Trois tours, en comptant la tour d'Hasting, s'élèvent au-dessus des combles. L'une d'elles est surmontée d'une flèche octogonale de granit, haute de soixante-douze mètres, dont les faces sont taillées à jour. Cette flèche commencée en 1785 fut achevée en deux ans. Elle remplace une flèche en plomb qui datait du xv ème siècle et dont la construction, suivant la légende, s'était faite dans des conditions qui valent d'être rapportées.

A la fin du xiv ème siècle, l'évêque de Tréguier, appauvri par les calamités qui avaient sévi sur la Bretagne, manquait d'argent pour achever sa cathédrale. Elle formait une masse compacte, un immense vaisseau dépourvu de son grand mât. C'est en vain qu'il avait tendu la main. Les seigneurs et les gens du peuple ne pouvaient, faute de moyens, lui venir en aide et il se désespérait.

Un jour que dans sa demeure épiscopale il réfléchissait à son infortune, il reçut la visite d'un seigneur étranger au pays qui lui dit :

- Je sais ce qui cause votre chagrin et je veux essayer de vous sortir d'embarras. Faites-moi confiance et dans très peu de temps une flèche magnifique et très haute couronnera votre église.

L'évêque alléché par cette offre en demanda les conditions.

Le visiteur se fit alors connaître. C'était Satan en personne.

- Je vous construirai, dit-il, la flèche que vous désirez, sous réserve que j'aie pour moi les âmes de tous ceux qui décéderont entre grand'messe et vêpres, le premier dimanche qui suivra son achèvement.

Le prélat réfléchit un instant, puis répondit qu'il acceptait le marché. Dès le lendemain, les ouvriers se mirent à l'ouvrage. Les Trécorrois n'en revenaient pas de l'ardeur qu'ils apportaient à leur labeur. Ils se demandaient bien où leur évêque s'était procuré les fonds nécessaires, quelle était l'origine des plombiers qui travaillaient aussi rapidement, aussi artistiquement surtout, mais faute de pouvoir répondre à la question, ils se satisfaisaient de regarder la haute et fine pyramide monter chaque jour davantage vers le ciel.

L'édification. s'acheva un samedi soir. Satan vint retrouver l'évêque et lui demanda s'il était satisfait. Il l'invita à lui présenter ses observations, s'il en avait à formuler. L'évêque répondit qu'il ne pouvait que rendre hommage au zèle des ouvriers et reconnaître que l'engagement avait été tenu.
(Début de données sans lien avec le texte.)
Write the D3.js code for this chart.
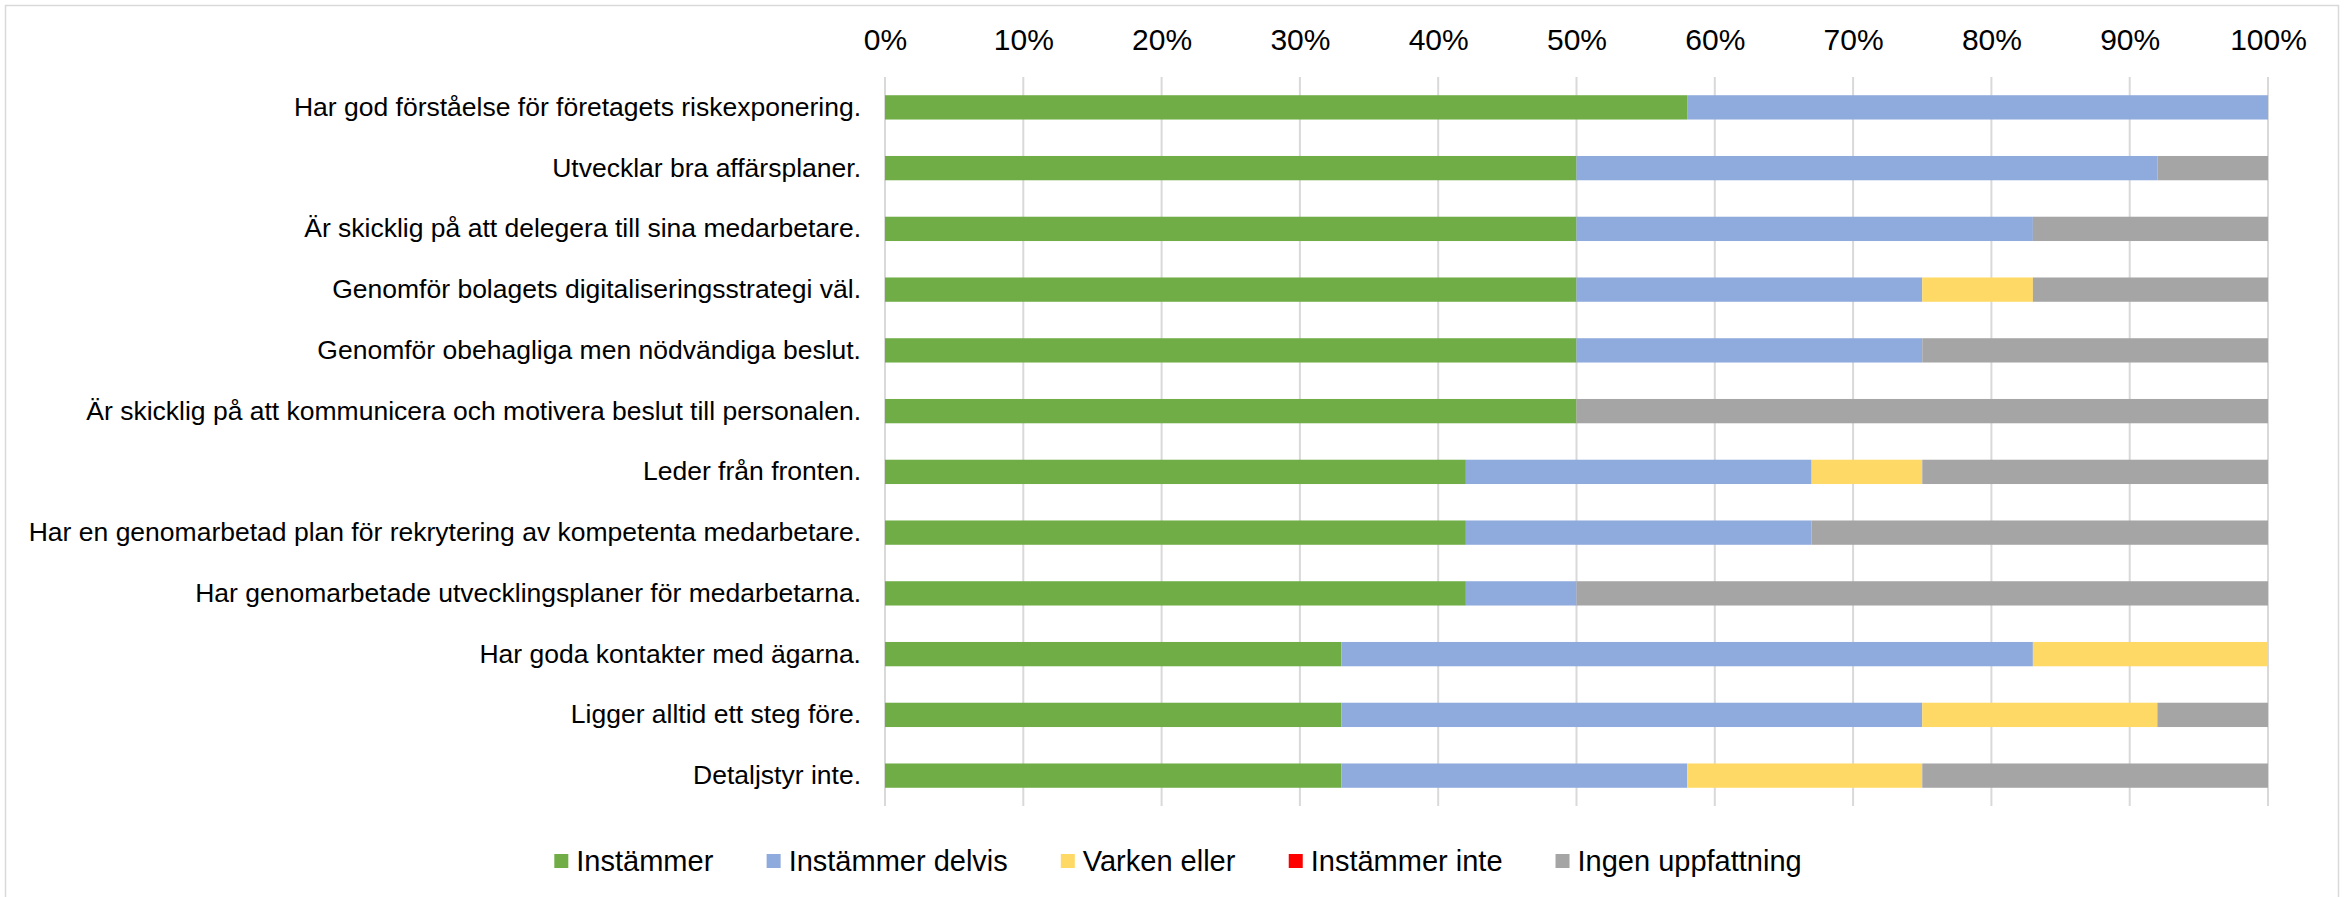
<!DOCTYPE html>
<html>
<head>
<meta charset="utf-8">
<script src="https://cdn.jsdelivr.net/npm/d3@7"></script>
<style>
  body { margin: 0; background: #fff; }
  svg { display: block; font-family: Arial, "Liberation Sans", sans-serif; }
</style>
</head>
<body>
<div id="chart"></div>
<script>
// Categories, top to bottom
const categories = [
  "Har god förståelse för företagets riskexponering.",
  "Utvecklar bra affärsplaner.",
  "Är skicklig på att delegera till sina medarbetare.",
  "Genomför bolagets digitaliseringsstrategi väl.",
  "Genomför obehagliga men nödvändiga beslut.",
  "Är skicklig på att kommunicera och motivera beslut till personalen.",
  "Leder från fronten.",
  "Har en genomarbetad plan för rekrytering av kompetenta medarbetare.",
  "Har genomarbetade utvecklingsplaner för medarbetarna.",
  "Har goda kontakter med ägarna.",
  "Ligger alltid ett steg före.",
  "Detaljstyr inte."
];

const seriesNames = ["Instämmer", "Instämmer delvis", "Varken eller", "Instämmer inte", "Ingen uppfattning"];
const seriesColors = ["#70AD47", "#8FAADC", "#FFD966", "#FF0000", "#A5A5A5"];

// Share in percent per category, same order as categories
const instammer        = [58, 50, 50, 50, 50, 50, 42, 42, 42, 33, 33, 33];
const instammerDelvis  = [42, 42, 33, 25, 25, 0, 25, 25, 8, 50, 42, 25];
const varkenEller      = [0, 0, 0, 8, 0, 0, 8, 0, 0, 17, 17, 17];
const instammerInte    = [0, 0, 0, 0, 0, 0, 0, 0, 0, 0, 0, 0];
const ingenUppfattning = [0, 8, 17, 17, 25, 50, 25, 33, 50, 0, 8, 25];

const tickValues = [0, 10, 20, 30, 40, 50, 60, 70, 80, 90, 100];

const width = 2351, height = 897;
const plot = { left: 885, right: 2268, top: 77, bottom: 806 };

const rows = categories.map((c, i) => ({
  cat: c,
  "Instämmer": instammer[i],
  "Instämmer delvis": instammerDelvis[i],
  "Varken eller": varkenEller[i],
  "Instämmer inte": instammerInte[i],
  "Ingen uppfattning": ingenUppfattning[i]
}));

const svg = d3.select("#chart").append("svg")
  .attr("width", width)
  .attr("height", height);

// chart area frame
svg.append("rect")
  .attr("x", 5.5).attr("y", 5.5)
  .attr("width", 2333).attr("height", 900)
  .attr("fill", "#fff")
  .attr("stroke", "#d9d9d9")
  .attr("stroke-width", 1.5);

const x = d3.scaleLinear().domain([0, 100]).range([plot.left, plot.right]);
const y = d3.scaleBand().domain(categories).range([plot.top, plot.bottom]).paddingInner(0.6).paddingOuter(0.3);
const color = d3.scaleOrdinal().domain(seriesNames).range(seriesColors);

// gridlines
svg.append("g")
  .selectAll("line")
  .data(tickValues)
  .join("line")
  .attr("x1", d => x(d)).attr("x2", d => x(d))
  .attr("y1", plot.top).attr("y2", plot.bottom)
  .attr("stroke", "#d9d9d9")
  .attr("stroke-width", 2);

// top axis labels
const xAxis = d3.axisTop(x).tickValues(tickValues).tickFormat(d => d + "%").tickSize(0).tickPadding(0);
svg.append("g")
  .attr("transform", "translate(0,50)")
  .call(xAxis)
  .call(g => g.select(".domain").remove())
  .call(g => g.selectAll("text")
    .attr("font-size", 30)
    .attr("fill", "#000")
    .attr("font-family", "Arial, 'Liberation Sans', sans-serif"));

// category labels
const yAxis = d3.axisLeft(y).tickSize(0).tickPadding(24);
svg.append("g")
  .attr("transform", `translate(${plot.left},0)`)
  .call(yAxis)
  .call(g => g.select(".domain").remove())
  .call(g => g.selectAll("text")
    .attr("font-size", 26.5)
    .attr("fill", "#000")
    .attr("font-family", "Arial, 'Liberation Sans', sans-serif"));

// stacked bars
const stacked = d3.stack().keys(seriesNames)(rows);
svg.append("g")
  .selectAll("g")
  .data(stacked)
  .join("g")
  .attr("fill", d => color(d.key))
  .selectAll("rect")
  .data(d => d)
  .join("rect")
  .attr("x", d => x(d[0]))
  .attr("y", d => y(d.data.cat))
  .attr("width", d => x(d[1]) - x(d[0]))
  .attr("height", y.bandwidth());

// legend
const legend = svg.append("g").attr("transform", "translate(0,861)");
const items = legend.selectAll("g")
  .data(seriesNames)
  .join("g");
items.append("rect")
  .attr("width", 14).attr("height", 14)
  .attr("y", -7)
  .attr("fill", d => color(d));
items.append("text")
  .attr("x", 22)
  .attr("dy", "0.35em")
  .attr("font-size", 29)
  .attr("fill", "#000")
  .text(d => d);

const gap = 53;
let offset = 0;
const positions = [];
items.each(function() {
  const w = this.getBBox().width;
  positions.push(offset);
  offset += w + gap;
});
const total = offset - gap;
const start = 1178 - total / 2;
items.attr("transform", (d, i) => `translate(${start + positions[i]},0)`);
</script>
</body>
</html>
- Il ne reste plus qu'à payer, ajouta Satan en rappelant les conditions du marché.

- C'est chose entendue, ce sera fait demain, répliqua l'évêque en le congédiant.

Le diable sortit de chez le prélat en se frottant les mains, à la pensée de la bonne récolte d'âmes qu'il allait faire. Il attendit sans impatience la messe du lendemain.
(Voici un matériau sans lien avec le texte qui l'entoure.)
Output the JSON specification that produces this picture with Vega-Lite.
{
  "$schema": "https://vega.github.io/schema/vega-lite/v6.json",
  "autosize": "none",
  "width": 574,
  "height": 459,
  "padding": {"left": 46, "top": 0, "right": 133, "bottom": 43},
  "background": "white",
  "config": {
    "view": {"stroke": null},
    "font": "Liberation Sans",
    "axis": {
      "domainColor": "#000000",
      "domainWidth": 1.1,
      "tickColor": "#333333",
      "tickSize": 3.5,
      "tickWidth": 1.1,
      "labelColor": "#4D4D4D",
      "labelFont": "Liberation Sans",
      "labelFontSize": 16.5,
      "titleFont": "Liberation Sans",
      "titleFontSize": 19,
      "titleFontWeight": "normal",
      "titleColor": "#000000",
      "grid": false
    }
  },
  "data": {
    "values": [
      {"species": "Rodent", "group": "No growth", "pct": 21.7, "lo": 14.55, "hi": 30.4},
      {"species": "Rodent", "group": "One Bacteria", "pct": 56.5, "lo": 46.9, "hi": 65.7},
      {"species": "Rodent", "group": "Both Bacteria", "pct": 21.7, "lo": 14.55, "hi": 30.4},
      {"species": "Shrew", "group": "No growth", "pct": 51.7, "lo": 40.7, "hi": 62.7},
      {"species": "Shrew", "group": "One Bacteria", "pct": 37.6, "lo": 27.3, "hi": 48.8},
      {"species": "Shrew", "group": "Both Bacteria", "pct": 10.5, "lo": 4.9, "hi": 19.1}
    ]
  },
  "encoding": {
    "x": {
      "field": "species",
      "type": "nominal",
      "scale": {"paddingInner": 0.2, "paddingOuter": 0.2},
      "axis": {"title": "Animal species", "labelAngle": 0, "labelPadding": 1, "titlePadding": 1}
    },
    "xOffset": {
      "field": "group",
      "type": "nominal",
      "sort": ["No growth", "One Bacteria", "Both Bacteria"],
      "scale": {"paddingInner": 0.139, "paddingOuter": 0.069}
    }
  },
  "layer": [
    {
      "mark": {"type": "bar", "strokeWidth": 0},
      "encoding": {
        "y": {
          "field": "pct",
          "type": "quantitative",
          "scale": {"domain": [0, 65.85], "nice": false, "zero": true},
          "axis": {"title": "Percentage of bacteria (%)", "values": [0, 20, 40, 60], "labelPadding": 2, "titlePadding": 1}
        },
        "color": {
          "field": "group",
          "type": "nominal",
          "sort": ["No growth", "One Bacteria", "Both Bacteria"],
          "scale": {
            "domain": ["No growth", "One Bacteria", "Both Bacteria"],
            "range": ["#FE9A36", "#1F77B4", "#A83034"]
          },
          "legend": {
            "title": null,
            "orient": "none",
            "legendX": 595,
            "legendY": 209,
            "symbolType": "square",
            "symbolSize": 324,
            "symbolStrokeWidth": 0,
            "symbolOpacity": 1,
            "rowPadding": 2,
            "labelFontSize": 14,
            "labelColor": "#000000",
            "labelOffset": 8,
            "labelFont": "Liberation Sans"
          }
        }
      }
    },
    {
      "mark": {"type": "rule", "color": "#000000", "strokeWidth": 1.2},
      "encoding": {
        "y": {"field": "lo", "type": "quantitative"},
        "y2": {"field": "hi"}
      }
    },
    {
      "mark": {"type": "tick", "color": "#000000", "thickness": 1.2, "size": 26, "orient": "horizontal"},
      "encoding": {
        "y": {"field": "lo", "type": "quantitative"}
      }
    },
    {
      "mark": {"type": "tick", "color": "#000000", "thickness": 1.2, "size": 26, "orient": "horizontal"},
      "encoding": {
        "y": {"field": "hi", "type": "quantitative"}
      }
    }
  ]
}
Elle commença et dura plus longtemps que de coutume. Cependant elle approchait de sa fin. Tout à coup l'évêque se tourna vers les fidèles et chanta l'Ite missa est, puis, sans prendre le temps de souffler, il entonna le premier psaume des vêpres : Dixit Dominus Domino meo ...

Alors seulement Satan comprit qu'il avait eu affaire à plus malin que lui.